Le liban que jai aime
Allegra MORABITO
Fille de l’ambassadeur d’Italie au Liban
Sheba Morabito, the Ambassador of Italy and Allegra Morabito
Et derrière cette chaleur, ses tensions politiques, ses roquettes, ses maladies, ses virus, sa pollution, son embouteillage omniprésent, ses ouvriers qui te sifflent chaque deux mètres en criant « kifik ya helweh », son langage incompréhensible, sa distance qui sépare un endroit de l’autre, son manque de propreté, sa corruption, ses promesses jamais respectées, sa propagande, sa censure, sa discrimination, ses accidents de voitures, ses lois ignorées, ses odeurs variées, ses chansons qui ne cessent de répéter « habibi » et « hayeteh », sa température qui passe de 10 degrés à 30 degrés d’un jour à l’autre, l’absence d’un président, ses ruines oubliées, je sais que le Liban va me manquer.

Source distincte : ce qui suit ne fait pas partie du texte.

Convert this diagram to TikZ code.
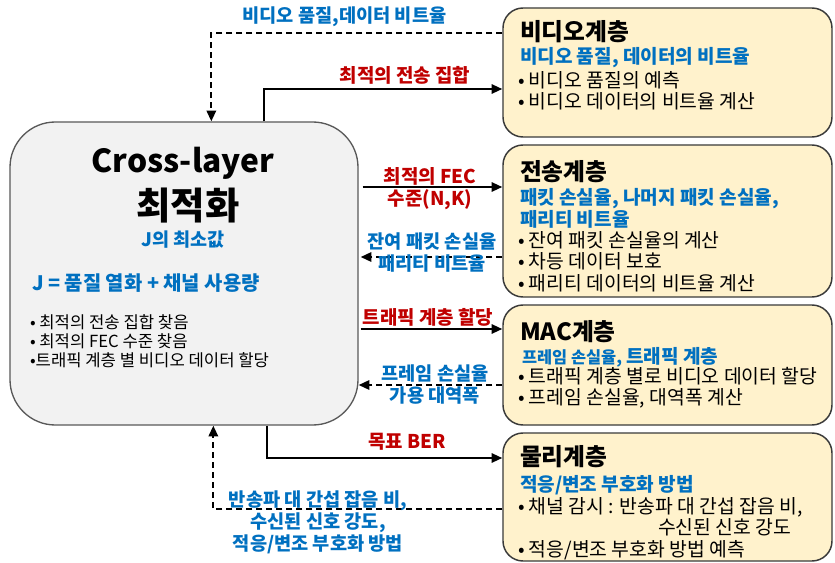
\documentclass[tikz,border=0pt]{standalone}
\usepackage{fontspec}
\setmainfont{Noto Sans CJK KR}
\usetikzlibrary{arrows.meta,calc,fit}
\definecolor{kblue}{HTML}{0070C0}
\definecolor{kred}{HTML}{C00000}
\definecolor{lfill}{HTML}{F2F2F2}
\definecolor{lborder}{HTML}{595959}
\definecolor{rfill}{HTML}{FFF2CC}
\definecolor{rborder}{HTML}{3A3A3A}
\tikzset{
  lbox/.style={draw=lborder,fill=lfill,line width=1pt,rounded corners=34pt,inner sep=0pt},
  rbox/.style={draw=rborder,fill=rfill,line width=1.1pt,rounded corners=15pt,inner sep=0pt},
  txt/.style={inner sep=0pt,outer sep=0pt},
  solidarrow/.style={line width=1.5pt,-{Triangle[length=8pt,width=7pt]}},
  dasharrow/.style={line width=1.5pt,dash pattern=on 4.5pt off 3pt,-{Triangle[length=8pt,width=7pt]}},
  redlbl/.style={txt,text=kred,font=\bfseries\fontsize{14.2}{16.5}\selectfont,align=center},
  bluelbl/.style={txt,text=kblue,font=\bfseries\fontsize{14}{16.5}\selectfont,align=center},
  rtitle/.style={txt,anchor=west,font=\bfseries\fontsize{17.8}{19}\selectfont},
  rblue/.style={txt,anchor=west,text=kblue,font=\bfseries\fontsize{14.3}{15}\selectfont,align=left},
  rbul/.style={txt,anchor=west,font=\fontsize{14.5}{16}\selectfont,align=left},
}
\begin{document}
\begin{tikzpicture}[x=0.75pt,y=-0.75pt]
\useasboundingbox (0,0) rectangle (835,563);
\fill[white] (0,0) rectangle (835,563);
% boxes
\node[lbox,fit={(10,122)(358,425)}] (cl) {};
\node[rbox,fit={(503,8)(832,137)}] (vid) {};
\node[rbox,fit={(503,145)(832,297)}] (tr) {};
\node[rbox,fit={(503,305)(832,425)}] (mac) {};
\node[rbox,fit={(503,433)(832,561)}] (phy) {};
% left box texts
\node[txt,font=\bfseries\fontsize{23.8}{28}\selectfont] (t1) at (183,163) {Cross-layer};
\node[txt,font=\bfseries\fontsize{28}{30}\selectfont] (t2) at (188,206) {최적화};
\node[txt,text=kblue,font=\bfseries\fontsize{13.9}{15}\selectfont] (t3) at (183,240) {J의 최소값};
\node[txt,anchor=west,text=kblue,font=\bfseries\fontsize{14.9}{16}\selectfont] (t4) at (32,283) {J = 품질 열화 + 채널 사용량};
\node[txt,anchor=west,align=left,font=\fontsize{12.5}{14.25}\selectfont] (t5) at (30,341) {• 최적의 전송 집합 찾음\\• 최적의 FEC 수준 찾음\\•트래픽 계층 별 비디오 데이터 할당};
% video box
\node[rtitle] (v1) at (520,32) {비디오계층};
\node[rblue] (v2) at (520,58) {비디오 품질, 데이터의 비트율};
\node[rbul] (v3) at (518,91) {• 비디오 품질의 예측\\• 비디오 데이터의 비트율 계산};
% transport box
\node[rtitle] (r1) at (520,172) {전송계층};
\node[rblue] (r2) at (520,208) {패킷 손실율, 나머지 패킷 손실율,\\패리티 비트율};
\node[rbul] (r3) at (518,261.5) {• 잔여 패킷 손실율의 계산\\• 차등 데이터 보호\\• 패리티 데이터의 비트율 계산};
% MAC box
\node[rtitle] (m1) at (520,332) {MAC계층};
\node[rblue] (m2) at (522,357) {{\fontsize{12.3}{15}\selectfont 프레임 손실율,} 트래픽 계층};
\node[rbul] (m3) at (518,388) {• 트래픽 계층 별로 비디오 데이터 할당\\• 프레임 손실율, 대역폭 계산};
% physical box
\node[rtitle] (p1) at (520,457) {물리계층};
\node[rblue] (p2) at (520,485) {적응/변조 부호화 방법};
\node[rbul] (p3) at (518,528.5) {• 채널 감시 : 반송파 대 간섭 잡음 비,\\\hspace*{105pt}수신된 신호 강도\\• 적응/변조 부호화 방법 예측};
% connectors
\draw[dasharrow] ($(vid.west)+(0,-39.5)$) -| ($(cl.north west)+(202,0)$);
\node[bluelbl] (l1) at (344.5,17) {비디오 품질,데이터 비트율};
\draw[solidarrow] ($(cl.north west)+(255,0)$) |- ($(vid.west)+(0,16.5)$);
\node[redlbl] (l2) at (405,75) {최적의 전송 집합};
\draw[solidarrow] ($(cl.east)+(4,-86.5)$) -- ($(tr.west)+(0,-34)$);
\node[redlbl] (l3) at (430,189) {최적의 FEC\\수준(N,K)};
\draw[dasharrow] ($(tr.west)+(0,36)$) -- ($(cl.east)+(2,-16.5)$);
\node[bluelbl] (l4) at (432,253) {잔여 패킷 손실율\\패리티 비트율};
\draw[solidarrow] ($(cl.east)+(2,55.5)$) -- ($(mac.west)+(0,-36)$);
\node[redlbl] (l5) at (428,317) {트래픽 계층 할당};
\draw[dasharrow] ($(mac.west)+(0,20)$) -- ($(cl.east)+(0,111.5)$);
\node[bluelbl] (l6) at (435,385) {프레임 손실율\\가용 대역폭};
\draw[solidarrow] ($(cl.south west)+(258,0)$) |- ($(phy.west)+(0,-39)$);
\node[redlbl] (l7) at (407,442) {목표 BER};
\draw[dasharrow] ($(phy.west)+(0,12)$) -| ($(cl.south west)+(204,0)$);
\node[bluelbl] (l8) at (318,522.5) {반송파 대 간섭 잡음 비,\\수신된 신호 강도,\\적응/변조 부호화 방법};
\end{tikzpicture}
\end{document}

Je sais que devant chaque plat de pâtes, je penserai au taboulé et au fattouche, au kebbé et à la man’oucheh, à la labné et au hommos, à la limonade et au jellab, au taouk et au kafta, à la fraîcheur des fruits et des légumes, à l’achta et au kneffeh, aux pistaches et aux noisettes.

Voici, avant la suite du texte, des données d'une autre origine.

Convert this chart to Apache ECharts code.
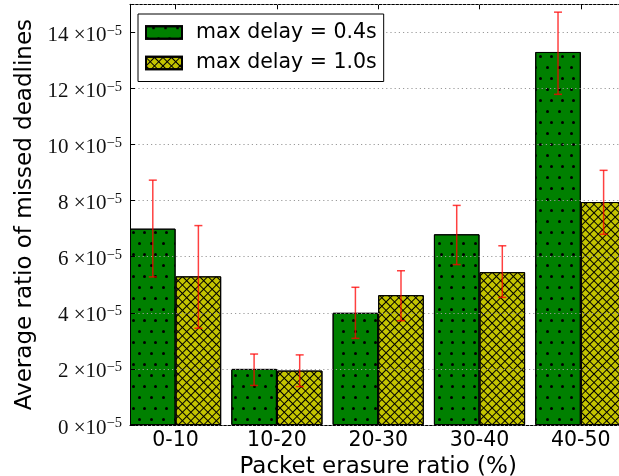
<!DOCTYPE html>
<html><head><meta charset="utf-8">
<script src="https://cdn.jsdelivr.net/npm/echarts@6/dist/echarts.min.js"></script>
<style>html,body{margin:0;padding:0;background:#fff}#c{width:619px;height:476px}</style>
</head><body><div id="c"></div>
<script>
// ---- data (values in units of 1e-5) ----
const categories = ['0-10', '10-20', '20-30', '30-40', '40-50'];
const seriesNames = ['max delay = 0.4s', 'max delay = 1.0s'];
const delay04Mean = [7.0, 2.0, 4.0, 6.8, 13.3];
const delay04Low  = [5.28, 1.41, 3.09, 5.72, 11.79];
const delay04High = [8.73, 2.53, 4.91, 7.83, 14.72];
const delay10Mean = [5.3, 1.94, 4.63, 5.45, 7.95];
const delay10Low  = [3.45, 1.37, 3.72, 4.55, 6.80];
const delay10High = [7.11, 2.50, 5.50, 6.39, 9.08];
const yTickValues = [0, 2, 4, 6, 8, 10, 12, 14];
const yExponent = '−5';

// ---- layout / style constants ----
const BAR_W = 0.45; // bar width in category units
const catIdx = categories.map((c, i) => i);

const dotDecal = {
  symbol: 'circle', symbolSize: 1, color: '#000',
  dashArrayX: [[3, 7.5], [0, 5.25, 3, 2.25]],
  dashArrayY: [3, 7.5],
  rotation: 0
};
const crossDecal = {
  symbol: 'rect', symbolSize: 1, color: '#000',
  dashArrayX: [[1, 0], [1, 4.25]],
  dashArrayY: [1, 0, 4.25, 0],
  rotation: Math.PI / 4
};

function errSeries(name, x0, lo, hi) {
  return {
    type: 'custom', name: name, z: 5, silent: true,
    renderItem: function (params, api) {
      const x = api.value(0);
      const a = api.coord([x, api.value(1)]);
      const b = api.coord([x, api.value(2)]);
      const cap = 4;
      const st = { stroke: 'rgba(255,0,0,0.75)', lineWidth: 1.5 };
      return {
        type: 'group', children: [
          { type: 'line', shape: { x1: a[0], y1: a[1], x2: b[0], y2: b[1] }, style: st },
          { type: 'line', shape: { x1: a[0] - cap, y1: a[1], x2: a[0] + cap, y2: a[1] }, style: st },
          { type: 'line', shape: { x1: b[0] - cap, y1: b[1], x2: b[0] + cap, y2: b[1] }, style: st }
        ]
      };
    },
    data: catIdx.map(i => [i + x0, lo[i], hi[i]])
  };
}

const chart = echarts.init(document.getElementById('c'), null, { renderer: 'canvas' });
chart.setOption({
  animation: false,
  backgroundColor: '#fff',
  grid: { left: 130, right: -7.4, top: 4.3, bottom: 51, containLabel: false, outerBoundsMode: 'none' },
  legend: {
    data: seriesNames, orient: 'vertical', left: 138, top: 14, z: 10,
    selectedMode: false, icon: 'rect',
    backgroundColor: '#fff', borderColor: '#000', borderWidth: 1,
    padding: [8, 7, 8, 7], itemWidth: 36, itemHeight: 12.5, itemGap: 9.5,
    textStyle: { fontFamily: 'DejaVu Sans', fontSize: 20.5, color: '#000', lineHeight: 20, padding: [0, 0, 0, 9] }
  },
  xAxis: [{
    type: 'value', position: 'bottom', min: -BAR_W, max: categories.length - 1 + BAR_W,
    axisLine: { show: true, onZero: false, lineStyle: { color: '#000', width: 1 } },
    axisTick: { show: true, inside: true, length: 5, customValues: catIdx, lineStyle: { color: '#000' } },
    axisLabel: {
      customValues: catIdx, formatter: v => categories[Math.round(v)],
      fontFamily: 'DejaVu Sans', fontSize: 20.5, color: '#000', margin: 5
    },
    splitLine: { show: false },
    name: 'Packet erasure ratio (%)', nameLocation: 'middle', nameGap: 29,
    nameTextStyle: { fontFamily: 'DejaVu Sans', fontSize: 23, color: '#000' }
  }, {
    type: 'value', position: 'top', min: -BAR_W, max: categories.length - 1 + BAR_W,
    axisLine: { show: true, onZero: false, lineStyle: { color: '#000', width: 1 } },
    axisTick: { show: true, inside: true, length: 5, customValues: catIdx, lineStyle: { color: '#000' } },
    axisLabel: { show: false }, splitLine: { show: false }
  }],
  yAxis: {
    type: 'value', min: 0, max: 15, interval: 2, z: 3,
    axisLine: { show: true, onZero: false, lineStyle: { color: '#000', width: 1 } },
    axisTick: { show: true, inside: true, length: 5, lineStyle: { color: '#000' } },
    splitLine: { show: true, lineStyle: { color: '#9a9a9a', width: 1, type: [1.2, 3] } },
    axisLabel: {
      showMaxLabel: false, margin: 8, padding: [6, 0, 0, 0],
      formatter: v => yTickValues.indexOf(v) >= 0 ? '{n|' + v + ' ×10}{s|' + yExponent + '}' : '',
      rich: {
        n: { fontFamily: 'Liberation Serif', fontSize: 21, lineHeight: 24, color: '#111' },
        s: { fontFamily: 'Liberation Serif', fontSize: 14.5, lineHeight: 14, verticalAlign: 'top', color: '#111' }
      }
    },
    name: 'Average ratio of missed deadlines', nameLocation: 'middle', nameGap: 92,
    nameTextStyle: { fontFamily: 'DejaVu Sans', fontSize: 23, color: '#000' }
  },
  series: [{
    type: 'bar', name: seriesNames[0], barWidth: (BAR_W * 100) + '%', barGap: '0%', z: 2,
    itemStyle: { color: '#008000', borderColor: '#000', borderWidth: 1, decal: dotDecal },
    data: catIdx.map(i => [i, delay04Mean[i]])
  }, {
    type: 'bar', name: seriesNames[1], barWidth: (BAR_W * 100) + '%', barGap: '0%', z: 2,
    itemStyle: { color: '#c4c400', borderColor: '#000', borderWidth: 1, decal: crossDecal },
    data: catIdx.map(i => [i, delay10Mean[i]])
  },
  errSeries('err04', -BAR_W / 2, delay04Low, delay04High),
  errSeries('err10', BAR_W / 2, delay10Low, delay10High)
  ]
});
</script></body></html>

Je sais que ses lumières et ses feux d’artifice quotidiens, sa vivacité et sa gaieté, ses night-clubs et ses restaurants me manqueront.
Je sais que les grosses lèvres et les seins qui semblent toucher le sol de certaines Libanaises, le botox excessif et les nez invisibles, retroussés, alimenteront mes moments de tristesse.
Je sais que le mélange de langues dans chaque phrase accompagnée d’un « Hi ! Ça va ? Chou, tu as fait quoi hier, hayeteh ? », les insultes qui occupent 60 % des phrases n’accompagneront plus mes conversations. Et, bizarrement, après quatre ans ici, se convaincre d’arrêter d’utiliser « ya3ne », « enno », « an jad », « walaw », « hayeteh »… chaque deux mots sera un combat pour moi.